By Jill Colvin | July 22, 2011 6:41am | Updated on July 22, 2011 10:14am

MANHATTAN — A Supreme Court judge cleared the way for the closure of nearly two dozen struggling schools after refusing a request to halt the plans.

In a ruling issued late Thursday, Justice Paul Feinman denied the United Federation of Teachers and the National Association for the Advancement of Colored People's request for an injunction stopping the Department of Education from shuttering 22 schools.

They include Murray Hill's Normal Thomas High School, East Harlem's Academy of Environmental Science Secondary High School and Kappa II middle school, and West Harlem’s I.S. 195 Roberto Clemente and Academy of Collaborative Education middle schools.

“If the failing public schools are not closed, students may be subject to substandard educational environments which will obviously cause them to be considerably harmed,” the judge wrote in the 20-page decision on the injunction.

The UFT had also tried to stop the DOE from expanding and co-locating 15 charters schools inside public school buildings through the city — a practice that has drawn sharp criticism from many parents and teachers across Manhattan.

The judge said co-locations “may or may not result in overcrowding or an unfair distribution of resources,” but because students are already placed for the coming school year, barring the co-locations would “cause these schools hardship.”

The decision only speaks to the injunction request and not many of the underlying issues raised in the suit.

“This decision merely concludes that, on a preliminary basis, the DOE cannot be enjoined from proceeding given the many sharply disputed factual issues; it does not answer the ultimate questions presented by this lawsuit," the judge wrote.

A spokesman for the UFT said they will continue their fight.

"While Judge Feinman has declined our request for an injunction, his decision does not affect the underlying issues of fairness and due process in the school co-locations and closings that are part of this lawsuit," he said in a statement.

"These issues remain to be resolved, and the UFT intends to continue to litigate this matter,” he said.

Mayor Michael Bloomberg celebrated the decision as "a big victory for the kids" and slammed the UFT and NAACP for trying to stop the closure plans.

"I think those that brought the suit should be ashamed of themselves," he said Friday morning during his weekly radio sit-down with WOR's John Gambling, slamming the move as "an outrage."

He said the effort is part of a larger culture of political obstruction.

"We cannot keep doing this, fighting everything," he said.

Schools Chancellor Dennis Walcott also applauded the move as a victory for students in a statement Thursday night.

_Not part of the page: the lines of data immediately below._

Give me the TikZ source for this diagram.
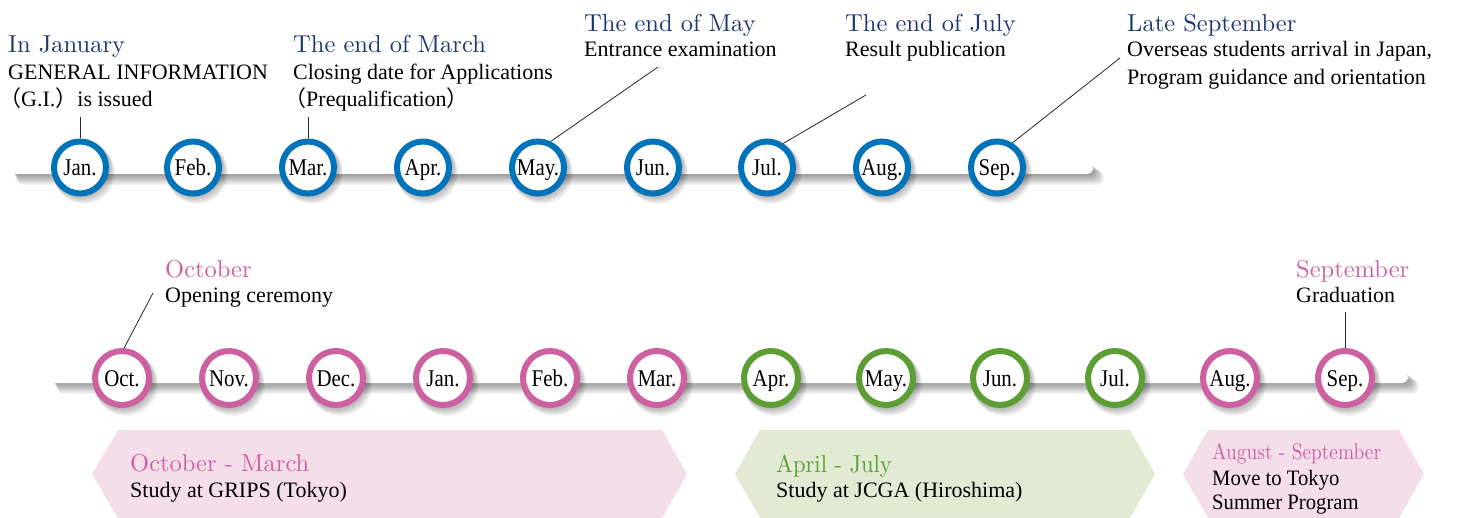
\documentclass[tikz,border=0pt]{standalone}
\usepackage{fontspec}
\newfontfamily\bodyf{Liberation Serif}
\newfontfamily\titlef{lmroman10-regular.otf}
\newfontfamily\cjk{Noto Sans CJK JP}
\definecolor{navy}{RGB}{26,54,112}
\definecolor{ringblue}{RGB}{0,115,187}
\definecolor{ringpink}{RGB}{204,96,160}
\definecolor{ringgreen}{RGB}{93,158,52}
\definecolor{txtpink}{RGB}{208,96,162}
\definecolor{txtgreen}{RGB}{88,158,48}
\definecolor{hexpink}{RGB}{244,222,234}
\definecolor{hexgreen}{RGB}{227,234,212}
\newcommand{\mlabel}[1]{\scalebox{0.87}[1]{#1}}
\begin{document}
\begin{tikzpicture}[x=1pt,y=-1pt,
  month/.style={circle, fill=white, minimum size=52pt, inner sep=0pt, line width=6pt,
    text height=16pt, text depth=0pt,
    font=\bodyf\fontsize{24}{24}\selectfont},
  mblue/.style={month, draw=ringblue},
  mpink/.style={month, draw=ringpink},
  mgreen/.style={month, draw=ringgreen},
  title/.style={anchor=base west, inner sep=0pt, font=\titlef\fontsize{24.5}{24.5}\selectfont},
  body/.style={anchor=base west, inner sep=0pt, font=\bodyf\fontsize{22}{22}\selectfont},
  leader/.style={draw=black!85, line width=0.8pt},
  shadowlayer/.style={fill=black, opacity=0.05}
]
\useasboundingbox (0,0) rectangle (1458,518);

% ---------- bars ----------
\foreach \k in {1,...,9} {
  \fill[shadowlayer, rounded corners=6pt] (12+\k*0.6,163+\k*0.9) rectangle (1093+\k*1.2,174+\k*1.2);
  \fill[shadowlayer, rounded corners=6pt] (52+\k*0.6,372+\k*0.9) rectangle (1408+\k*1.2,383+\k*1.2);
}
\fill[white, rounded corners=5.5pt] (10,163) rectangle (1093,174);
\fill[white, rounded corners=5.5pt] (50,372) rectangle (1408,383);

% ---------- month circles: shadows ----------
\foreach \x in {80,193,308,423,538,653,767,882,997} {
  \foreach \k in {1,...,6} \fill[shadowlayer] (\x+\k*0.7,167+\k*1.0) circle ({29+\k*0.3});
}
\foreach \x in {122,229,336,443,550,657,771,886,1000,1115,1230,1345} {
  \foreach \k in {1,...,6} \fill[shadowlayer] (\x+\k*0.7,378+\k*1.0) circle ({30+\k*0.3});
}

% ---------- month circles ----------
\foreach \i/\x/\m in {1/80/Jan., 2/193/Feb., 3/308/Mar., 4/423/Apr., 5/538/May., 6/653/Jun., 7/767/Jul., 8/882/Aug., 9/997/Sep.}
  \node[mblue] (t\i) at (\x,167.5) {\mlabel{\m}};

\foreach \i/\x/\m/\s in {1/122/Oct./mpink, 2/229/Nov./mpink, 3/336/Dec./mpink, 4/443/Jan./mpink,
   5/550/Feb./mpink, 6/657/Mar./mpink, 7/771/Apr./mgreen, 8/886/May./mgreen, 9/1000/Jun./mgreen,
   10/1115/Jul./mgreen, 11/1230/Aug./mpink, 12/1345/Sep./mpink}
  \node[\s, minimum size=54pt] (b\i) at (\x,378) {\mlabel{\m}};

% ---------- top labels ----------
\node[title, text=navy] (l1t) at (8,53) {In January};
\node[body] (l1a) at (8,80) {GENERAL INFORMATION};
\node[body] (l1b) at (8,107) {{\cjk\hspace*{-9pt}（}G.I.{\cjk ）}is issued};

\node[title, text=navy] (l2t) at (293,53) {The end of March};
\node[body] (l2a) at (293,80) {Closing date for Applications};
\node[body] (l2b) at (293,107) {{\cjk\hspace*{-9pt}（}Prequalification{\cjk ）}};

\node[title, text=navy] (l3t) at (584,32) {The end of May};
\node[body] (l3a) at (584,57) {Entrance examination};

\node[title, text=navy] (l4t) at (845,32) {The end of July};
\node[body] (l4a) at (845,57) {Result publication};

\node[title, text=navy] (l5t) at (1127,32) {Late September};
\node[body] (l5a) at (1127,57) {Overseas students arrival in Japan,};
\node[body] (l5b) at (1127,85) {Program guidance and orientation};

% ---------- bottom labels ----------
\node[title, text=txtpink] (l6t) at (165,278) {October};
\node[body] (l6a) at (165,303) {Opening ceremony};

\node[title, text=txtpink] (l7t) at (1296,278) {September};
\node[body] (l7a) at (1296,303) {Graduation};

% ---------- leaders ----------
\coordinate (c1) at (80,117);
\coordinate (c2) at (308,117);
\coordinate (c3) at (658,67);
\coordinate (c4) at (866,95);
\coordinate (c5) at (1120,58);
\coordinate (c6) at (153,293);
\coordinate (c7) at (1345,312);
\draw[leader] (c1) -- (t1.north);
\draw[leader] (c2) -- (t3.north);
\draw[leader] (c3) -- (t5.64);
\draw[leader] (c4) -- (t7.56);
\draw[leader] (c5) -- (t9.58);
\draw[leader] (c6) -- (b1.86);
\draw[leader] (c7) -- (b12.north);

% ---------- period hexagons ----------
\fill[hexpink] (92,474) -- (118,430) -- (662,430) -- (687,474) -- (662,518) -- (118,518) -- cycle;
\fill[hexgreen] (735,474) -- (760,430) -- (1130,430) -- (1155,474) -- (1130,518) -- (760,518) -- cycle;
\fill[hexpink] (1183,474) -- (1208,430) -- (1399,430) -- (1424,474) -- (1399,518) -- (1208,518) -- cycle;

\node[title, text=txtpink] (p1t) at (130,471) {October - March};
\node[body] (p1a) at (130,497) {Study at GRIPS (Tokyo)};

\node[title, text=txtgreen] (p2t) at (776,472) {\scalebox{0.92}[1]{April - July}};
\node[body] (p2a) at (776,497) {Study at JCGA (Hiroshima)};

\node[title, text=txtpink, font=\titlef\fontsize{22.5}{22.5}\selectfont] (p3t) at (1212,459) {\scalebox{0.86}[1]{August - September}};
\node[body] (p3a) at (1212,485) {\scalebox{0.94}[1]{Move to Tokyo}};
\node[body] (p3b) at (1212,509) {\scalebox{0.94}[1]{Summer Program}};
\end{tikzpicture}
\end{document}
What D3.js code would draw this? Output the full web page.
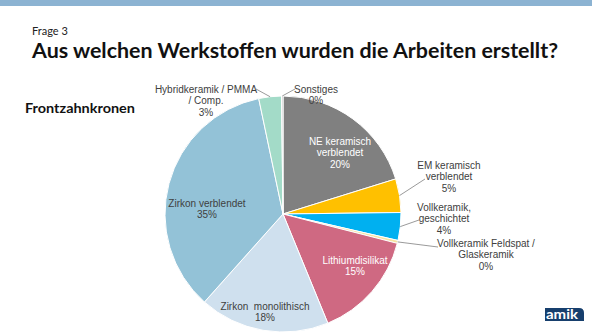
<!DOCTYPE html>
<html><head><meta charset="utf-8">
<script src="https://cdn.jsdelivr.net/npm/d3@7"></script>
<style>body{margin:0;background:#fff;}svg{display:block;}text{white-space:pre;}</style>
</head><body>
<svg id="c" width="592" height="333"></svg>
<script>
const categories = ["NE keramisch verblendet","EM keramisch verblendet","Vollkeramik, geschichtet","Vollkeramik Feldspat / Glaskeramik","Lithiumdisilikat","Zirkon  monolithisch","Zirkon verblendet","Hybridkeramik / PMMA / Comp.","Sonstiges"];
const values = [20.2, 4.6, 3.8, 0.4, 14.8, 17.8, 35.1, 3.1, 0.2];
const percentLabels = ["20%","5%","4%","0%","15%","18%","35%","3%","0%"];
const colors = ["#808080","#ffc000","#00b0f0","#f5e3a0","#cf6982","#cfe0ee","#93c2d7","#a3dbc8","#c0c0c0"];

// label layout (positions of text blocks, not data)
const labelLines = [["NE keramisch","verblendet"],["EM keramisch","verblendet"],["Vollkeramik,","geschichtet"],["Vollkeramik Feldspat /","Glaskeramik"],["Lithiumdisilikat"],["Zirkon  monolithisch"],["Zirkon verblendet"],["Hybridkeramik / PMMA","/ Comp."],["Sonstiges"]];
const labelPos = [[340,141,"#fff",null],[449,165,"#404040",[425,179]],[444,207,"#404040",[419,220]],[486,243,"#404040",[438,247]],[355,260,"#fff",null],[265,306,"#404040",null],[207,203,"#404040",null],[206,89,"#404040",[256,89]],[316,89,"#404040",[295,89]]];

const svg = d3.select("#c");
svg.append("rect").attr("x",0).attr("y",0).attr("width",592).attr("height",6).attr("fill","#8cb3d2");
svg.append("text").attr("x",32).attr("y",35).attr("font-family","Lato, 'Open Sans', sans-serif").attr("font-size",11).attr("fill","#222").text("Frage 3");
svg.append("text").attr("x",32).attr("y",58).attr("font-family","Lato, 'Open Sans', sans-serif").attr("font-weight","bold").attr("font-size",21).attr("fill","#111")
  .attr("textLength",526).attr("lengthAdjust","spacingAndGlyphs").text("Aus welchen Werkstoffen wurden die Arbeiten erstellt?");
svg.append("text").attr("x",25).attr("y",113).attr("font-family","Lato, 'Open Sans', sans-serif").attr("font-weight","bold").attr("font-size",14).attr("fill","#111")
  .attr("textLength",110).attr("lengthAdjust","spacingAndGlyphs").text("Frontzahnkronen");

const cx = 283, cy = 214, r = 118;
const pie = d3.pie().sort(null).value(d=>d)(values);
const arc = d3.arc().innerRadius(0).outerRadius(r);
const g = svg.append("g").attr("transform",`translate(${cx},${cy})`);
g.selectAll("path").data(pie).join("path").attr("d",arc).attr("fill",(d,i)=>colors[i]).attr("stroke","#fff").attr("stroke-width",1);

const font = "'Liberation Sans', Arial, sans-serif";
pie.forEach((d,i)=>{
  const [lx,ly,col,lead] = labelPos[i];
  if (lead) {
    const a = (d.startAngle+d.endAngle)/2;
    const px = cx + r*Math.sin(a), py = cy - r*Math.cos(a);
    svg.append("line").attr("x1",px).attr("y1",py).attr("x2",lead[0]).attr("y2",lead[1]).attr("stroke","#808080").attr("stroke-width",0.8);
  }
  const lines = labelLines[i].concat([percentLabels[i]]);
  const t = svg.append("text").attr("font-family",font).attr("font-size",10).attr("fill",col).attr("text-anchor","middle");
  lines.forEach((s,k)=>{
    t.append("tspan").attr("x",lx).attr("y",ly+3.5+k*11.5).text(s);
  });
});

// logo fragment
svg.append("path").attr("d","M545,308 H579 Q584,308 584,313 V321 H545 Z").attr("fill","#173f6d");
svg.append("text").attr("x",546).attr("y",319).attr("font-family","Lato, sans-serif").attr("font-weight","bold").attr("font-size",14).attr("fill","#fff")
  .attr("textLength",32).attr("lengthAdjust","spacingAndGlyphs").text("amik");
</script>
</body></html>
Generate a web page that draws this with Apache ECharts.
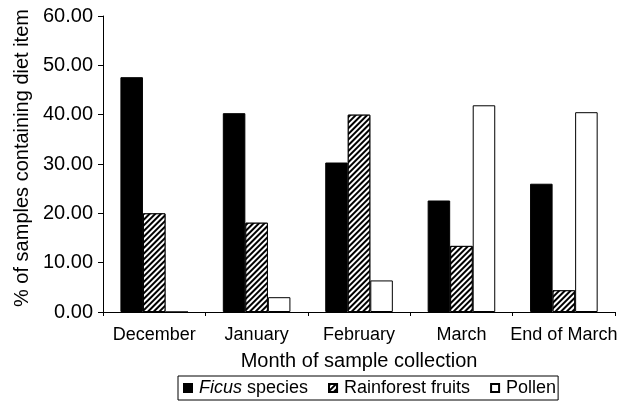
<!DOCTYPE html>
<html>
<head>
<meta charset="utf-8">
<script src="https://cdn.jsdelivr.net/npm/echarts@6/dist/echarts.min.js"></script>
<style>
html,body{margin:0;padding:0;background:#fff;}
#c{width:620px;height:406px;}
</style>
</head>
<body>
<div id="c"></div>
<script>
var categories = ['December', 'January', 'February', 'March', 'End of March'];
var ficus = [47.6, 40.3, 30.3, 22.6, 26.0];
var rainforest = [20.0, 18.1, 40.0, 13.4, 4.4];
var pollen = [0, 3.0, 6.4, 41.9, 40.5];
var yTicks = [0, 10, 20, 30, 40, 50, 60];

var FONT = 'Liberation Sans, Arial, sans-serif';
var chart = echarts.init(document.getElementById('c'), null, {renderer: 'canvas'});
var hatch = {
  symbol: 'rect',
  symbolSize: 1,
  dashArrayX: [1, 0],
  dashArrayY: [1.5, 2],
  rotation: -Math.PI / 4,
  color: '#000',
  backgroundColor: '#fff'
};
chart.setOption({
  animation: false,
  backgroundColor: '#fff',
  textStyle: {fontFamily: FONT, color: '#000'},
  grid: {left: 103, right: 1, top: 16, bottom: 94, containLabel: false},
  legend: {
    left: 178,
    top: 376,
    orient: 'horizontal',
    icon: 'rect',
    itemWidth: 8,
    itemHeight: 8,
    itemGap: 20,
    padding: [3, 2, 3, 5],
    borderColor: '#000',
    borderWidth: 1,
    borderRadius: 0,
    textStyle: {fontFamily: FONT, fontSize: 18, color: '#000', padding: [0, 0, 0, 2],
      rich: {i: {fontFamily: FONT, fontSize: 18, fontStyle: 'italic', color: '#000'}}},
    formatter: function (name) {
      if (name === 'Ficus species') return '{i|Ficus} species';
      return name;
    },
    data: ['Ficus species', 'Rainforest fruits', 'Pollen']
  },
  xAxis: {
    type: 'category',
    data: categories,
    name: 'Month of sample collection',
    nameLocation: 'middle',
    nameGap: 39,
    nameTextStyle: {fontFamily: FONT, fontSize: 20, color: '#000'},
    axisLine: {lineStyle: {color: '#000', width: 1}},
    axisTick: {show: true, inside: false, length: 4, lineStyle: {color: '#000'}},
    axisLabel: {fontFamily: FONT, fontSize: 18, color: '#000', margin: 14, interval: 0}
  },
  yAxis: {
    type: 'value',
    min: 0,
    max: 60,
    interval: 10,
    name: '% of samples containing diet item',
    nameLocation: 'middle',
    nameGap: 70,
    nameTextStyle: {fontFamily: FONT, fontSize: 20, color: '#000', padding: [0, 0, 0, 12]},
    axisLine: {show: true, lineStyle: {color: '#000', width: 1}},
    axisTick: {show: true, inside: false, length: 5, lineStyle: {color: '#000'}},
    splitLine: {show: false},
    axisLabel: {fontFamily: FONT, fontSize: 20, color: '#000', margin: 10,
      formatter: function (v) { return yTicks.indexOf(v) >= 0 ? v.toFixed(2) : ''; }}
  },
  series: [
    {name: 'Ficus species', type: 'bar', data: ficus, barGap: '0%', barCategoryGap: '34%',
      itemStyle: {color: '#000', borderColor: '#000', borderWidth: 1}},
    {name: 'Rainforest fruits', type: 'bar', data: rainforest,
      itemStyle: {color: '#fff', borderColor: '#000', borderWidth: 1, decal: hatch}},
    {name: 'Pollen', type: 'bar', data: pollen,
      itemStyle: {color: '#fff', borderColor: '#000', borderWidth: 1}}
  ]
});
</script>
</body>
</html>
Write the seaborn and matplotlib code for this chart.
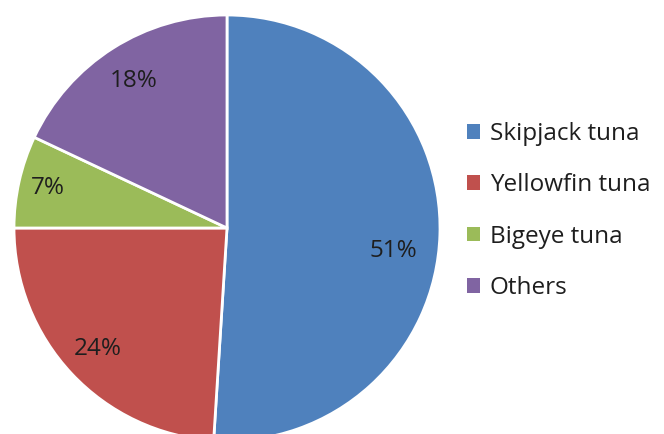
"""
Tuna catch composition pie chart
"""

import numpy as np
import matplotlib
matplotlib.use("Agg")
import matplotlib.pyplot as plt
import seaborn as sns

# Data
species = ['Skipjack tuna', 'Yellowfin tuna', 'Bigeye tuna', 'Others']
shares = [51, 24, 7, 18]
colors = ['#4F81BD', '#C0504D', '#9BBB59', '#8064A2']

# label placement (fraction of radius) per slice
label_dist = [0.80, 0.83, 0.86, 0.82]

sns.set_style("white")
plt.rcParams['font.family'] = ['Open Sans', 'DejaVu Sans']

fig = plt.figure(figsize=(6.64, 4.34), dpi=100)
# pie centre ~ (227, 228) px, radius ~ 213 px
W, H = 664, 434
cx, cy, r = 227, 228, 213
ax = fig.add_axes([(cx - r) / W, (H - cy - r) / H, 2 * r / W, 2 * r / H])

wedges, _ = ax.pie(
    shares,
    colors=colors,
    startangle=90,
    counterclock=False,
    wedgeprops={'edgecolor': 'white', 'linewidth': 2},
)
ax.set_xlim(-1, 1)
ax.set_ylim(-1, 1)
ax.set_aspect('equal')
ax.axis('off')

# percentage labels
for w, val, d in zip(wedges, shares, label_dist):
    ang = np.deg2rad((w.theta1 + w.theta2) / 2)
    x, y = d * np.cos(ang), d * np.sin(ang)
    if val == shares[0]:
        y -= 0.085
        x -= 0.02
    ax.text(x, y, f'{val}%', ha='center', va='center',
            fontsize=17.5, color='#1e1e1e')

leg = fig.legend(
    wedges, species,
    loc='center left',
    bbox_to_anchor=(445 / W, 1 - 211 / H),
    frameon=False,
    fontsize=17.5,
    handlelength=0.55,
    handleheight=0.55,
    handletextpad=0.4,
    labelspacing=1.12,
    labelcolor='#1e1e1e',
)
for h in leg.legend_handles:
    h.set_edgecolor('none')

fig.savefig('out.png', dpi=100)
plt.close(fig)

“I am incredibly heartened by the court’s decision tonight," he said. " From the beginning of the Bloomberg Administration, we have said that a primary focus of our reform efforts would be to phase out schools that have failed our children year after year, and offer families new, high-quality options."

In 2010, the UFT succeeded in preventing the closure of 19 schools after the court ruled that the city had failed to provide adequate information about the impact of the closures.

Bloomberg downplayed that decision Friday, arguing that the city lost last year because of "trivial stuff" akin to using "blue ink rather than black ink or something in the application."

“This time we took a lot more care. We dotted every 'i,' we crossed every 't.' They still sued us and the court said enough."